Na eleição parlamentar de dezembro, o partido Rússia Unida, de Putin, obteve a maioria absoluta, com 64% dos votos para a Duma, a Câmara de Deputados; o Partido Comunista veio em segundo lugar, com 12%. Pesquisa do Levada previa que Medvedev obteria 80% dos votos; Zyuganov, 11%, e Zhirinovsky, 9%, em números arredondados. Ambos os candidatos de oposição, no entanto, não ficaram satisfeitos. Assim que a contagem de votos começou, no início da noite, Zyuganov e Zhirinovsky anunciaram que entrariam com ações na Justiça denunciando fraude nas eleições.
“Nunca vimos esse tipo de atrevimento antes, tanta cédula sendo enfiada nas urnas”, disse o secretário do Comitê Central do Partido Comunista, Valery Rashkin. Segundo ele, o partido observou irregularidades em muitas cidades, incluindo São Petersburgo, a segunda do país e terra natal tanto de Putin quanto de Medvedev. Muitos funcionários públicos disseram ter sido pressionados por seus chefes a votar em Medvedev.

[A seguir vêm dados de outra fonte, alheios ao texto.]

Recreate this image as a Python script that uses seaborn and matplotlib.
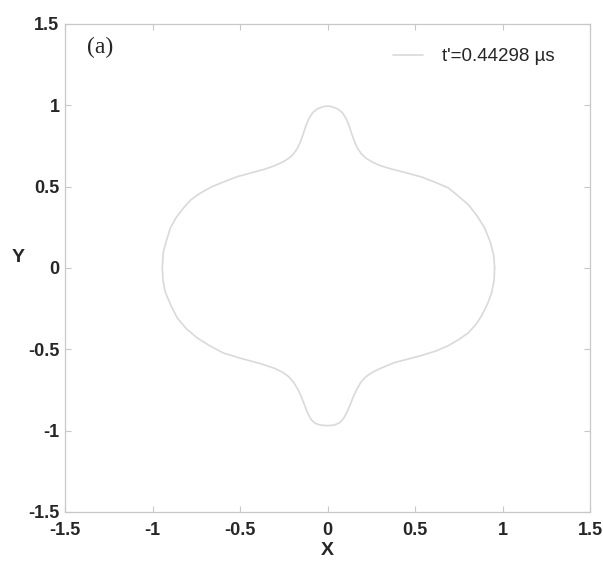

A maioria dos russos deseja a continuidade das políticas adotadas pelo presidente Putin, que resultaram num crescimento médio de 6,7% desde 2000 e numa queda contínua do desemprego, que chegou a 5,8% em janeiro. A renda média das famílias tem aumentado 10% ao ano, alcançando US$ 567. A fatia dos russos abaixo da linha da pobreza diminuiu de 30% para 10%, alimentando um boom na economia que, segundo os especialistas, já não é mais impulsionado apenas pelo alto preço do petróleo, do qual a Rússia é grande produtora e exportadora, mas pela demanda interna e pelos investimentos em bens de capital, que aumentaram 21% no ano passado. Talvez ainda mais importante, Putin tem mantido o país estável, depois do caos dos anos 90.
“Pela primeira vez a Rússia está tendo uma sucessão civilizada”, festejou Sergei Kasantsev, de 48 anos, dono de uma faculdade privada e eleitor de Medvedev. “Antes, o novo presidente chegava criticando as políticas de seu antecessor e perseguindo quem estava antes no governo.” Essa visão está longe de ser unânime, como mostra a própria mulher de Kasantsev, Larissa, de 46 anos. “Não gosto do fato de um candidato ser levado pelo outro. Medvedev foi imposto por Putin. Zyuganov é herdeiro dos comunistas. Zhirinovsky não é muito normal. Não temos escolha.”